Pedro Diniz: Os ditos e o inaudito
Enviado Quinta, 20 de Julho de 2023.Um dos principais pontos em discussão na reforma sobre a tributação do consumo é o futuro do federalismo no Brasil. As diversas vozes estão divididas, tendo por foco a criação de um Conselho Federativo, defendido por uns e criticado por outros.
Mas esse é tema acessório, pois o órgão se destina a tratar de temas relacionados com a mera competência administrativa regulamentar do Imposto de Bens e Serviços.
Lembremos que, com o ICMS, os estados e o DF já atuam em instituições colegiadas como o Confaz e o Comsefaz, este último com maior destaque nos últimos anos para fugir da influência do Ministério da Fazenda. O desafio extra reside na forma pela qual os municípios serão incorporados. Em resumo, o tema Conselho é secundário, pois se trata apenas, na essência, de regrar a gestão e a repartição do IBS entre os entes subnacionais.
O ponto focal do federalismo recai sobre a descentralização político-jurídica, ou seja, a relação de autonomia ou de dependência entre o poder central e os poderes subnacionais. É aqui que sempre residiu a questão federativa ao longo da evolução do sistema tributário brasileiro: a sístole/diástole que ora reteve recursos na união, ora junto aos estados e municípios.

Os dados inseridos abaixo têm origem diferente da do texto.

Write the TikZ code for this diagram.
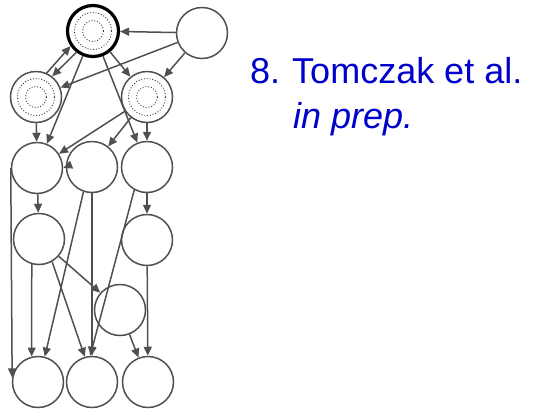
\documentclass[tikz,border=0pt]{standalone}
\usepackage{fontspec}
\setmainfont{Liberation Sans}
\usetikzlibrary{arrows.meta}
\definecolor{edgegray}{RGB}{80,80,80}
\definecolor{txtblue}{RGB}{0,0,204}
\tikzset{
  var/.style={circle, draw=edgegray, line width=1.5pt, fill=white, minimum size=51pt, inner sep=0pt},
  latent/.style={var, draw=black, line width=3.2pt},
  dotring/.style={draw=black!80, line width=0.9pt, dash pattern=on 0.9pt off 1.9pt},
  conn/.style={draw=edgegray, line width=1.5pt, -{Triangle[length=9pt,width=8pt]}},
  lbl/.style={text=txtblue, font=\fontsize{36}{42}\selectfont, inner sep=0pt, anchor=base west}
}
\begin{document}
\begin{tikzpicture}[x=1pt,y=-1pt]
\useasboundingbox (0,0) rectangle (536,408);
% nodes
\node[latent] (T) at (93,31) {};
\node[var] (R) at (202,33) {};
\node[var] (L) at (36,97) {};
\node[var] (M) at (147,97) {};
\node[var] (A) at (37,168) {};
\node[var] (B) at (92,167) {};
\node[var] (C) at (147,167) {};
\node[var] (D) at (39,239) {};
\node[var] (E) at (147,240) {};
\node[var] (F) at (120,310) {};
\node[var] (G) at (38,382) {};
\node[var] (H) at (92,382) {};
\node[var] (I) at (148,382) {};
% dotted rings
\foreach \n in {T,L,M}{
  \draw[dotring] (\n.center) circle[radius=18.5];
  \draw[dotring] (\n.center) circle[radius=10.5];
}
% connectors
\draw[conn] (R) -- (T);
\draw[conn] (R) -- (L);
\draw[conn] (R) -- (M);
\draw[conn] (L.66) -- (T.214);
\draw[conn] (T.232) -- (L.52);
\draw[conn] (T) -- (M);
\draw[conn] (T) -- (A);
\draw[conn] (T) -- (C);
\draw[conn] (L) -- (A);
\draw[conn] (M) -- (A);
\draw[conn] (M) -- (B);
\draw[conn] (M) -- (C);
\draw[conn] (B.180) -- (A.0);
\draw[conn] (A) -- (D);
\draw[conn] (A.west) -- (G.170);
\draw[conn] (B.251) -- (G.75);
\draw[conn] (B) -- (H);
\draw[conn] (C.241) -- (H.94);
\draw[conn] (C) -- (E);
\draw[conn] (D.254) -- (G.104);
\draw[conn] (D.300) -- (H.106);
\draw[conn] (D) -- (F);
\draw[conn] (F) -- (I);
\draw[conn] (E) -- (I);
% text
\node[lbl] (t1) at (250,83) {8.\hspace{12pt}Tomczak et al.};
\node[lbl] (t2) at (293,128) {\itshape in prep.};
\end{tikzpicture}
\end{document}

Para qual lado derivará o novo modelo? Concentrador, como em 1937, 1967 e no pós-1988, ou desconcentrador, como em 1934, 1945 e em 1988? As respostas para essa pergunta não podem ficar sem enfrentamento dentro do texto constitucional emendado, pois somente elas podem assegurar, na origem, a sustentabilidade e o equilíbrio do novo modelo.
Ainda que não explicitamente inscritas, algumas regras devem estar já previstas, tais como a participação percentual das receitas dos novos impostos, a competência residual tributária, a distribuição final das transferências compulsórias, além das disposições para evitar litígios decorrentes da nova legislação, sob o risco de reproduzir o enorme contencioso fiscal gerado pelo modelo atual.
Como exemplo de pontos mal delineados na proposta apresento dois que podem gerar graves problemas. O primeiro é a omissão a respeito da forma de sujeição passiva, o que pode limitar a imposição sobre os conglomerados de informações e serviços digitais, pois suas receitas, assim como as da mídia tradicional, são provenientes de publicidade e venda de dados, e não de contrapartidas financeiras. A limitação de compensação para bens e mercadorias desvinculados das atividades finais das empresas também ganhou redação menos precisa da que consta na Lei Kandir. Essas e outras lacunas podem trazer perdas de receita, influindo negativamente na fixação do percentual das alíquotas do IBS e também da CBS.
No limiar de entrada no segundo quartel do século XXI, a sociedade brasileira precisa de algo inaudito, que abra caminho para um sistema virtuoso e duradouro, estabelecendo claramente o quadro final da tributação do consumo, após o período de transição. Somente assim a reforma trará as almejadas mudanças para governantes, classes empresariais e população em geral.